The women kicked off a train during a tour of California's wine country for supposedly making too much noise have filed an $11 million lawsuit against the train owners.
Nine of the women, who were traveling together as part of a book club, spoke to INSIDE EDITION about what happened that day.
“It's humiliating to even have it happen to you. It's humiliating to have to talk about it in 2015. You think it shouldn't happen to people,” said one of the women.
At first, everyone was having a great time as the "Sistahs on the Reading Edge" book club took their seats on the Napa Valley wine train, a luxury excursion through the nation's most famous wine-growing region.
The women come from various backgrounds: Tira McDonald is a marketing manager for Wells Fargo; Lisa Johnson is an author; the eldest, Katherine Neal, is an 85-year-old great-grandmother.
“We were all enjoying ourselves. We weren't any louder than anyone else, there were people who were sitting next to us who were laughing and drinking just like we were,” said one of the women.
But the women said they were repeatedly told to keep the noise down because they were upsetting other passengers.
“I looked around, and no one else was being told to keep the voices down,” said one of the women.

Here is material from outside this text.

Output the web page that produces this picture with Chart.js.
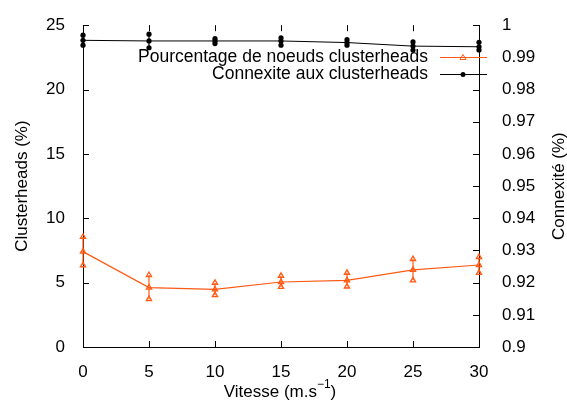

Asked if any of them were drinking too much, one of the women said: “No. Four of us don't even drink!”
About an hour into the trip, the women were kicked off the train. A video shows them as they climbed out. They were met by four waiting cops, although no one was charged with any offense.
“All of you come with guns? Four of you come?” one of the women asked the cops.
Neal said of the incident: “I did not like it at all.”
Another woman chimed in: “They have bachelorette parties on the train and everything. People are belligerent and drunk, and we are not.”
Alisa Carr said being kicked off the train was like "a perp walk."
She added: “Shame on you, Napa Valley Wine Train, for doing that to all these beautiful ladies.”
The women said they were personally humiliated by what happened.
Mail carrier Linda Carlson was the only white member of the group on the train that day. Asked if she felt like her friends were targeted because they were black, she said: “A hundred percent.”
The Napa Valley Wine Train has apologized, saying its handling of the situation was "100 percent wrong."
The women are now filing an $11million lawsuit against the owners of the wine train, alleging discrimination.
The woman claim they were "publicly degraded," and say several white passengers were "inebriated and acting boisterous, but these groups were not kicked off the wine train."
“All we did was laugh while being black, and I truly believe that's why we were removed from the train,” said one of the women.
The Napa Valley Wine Train told IE in a statement that they take the allegations of discrimination very seriously, but say they cannot comment on the lawsuit until they complete their own investigation.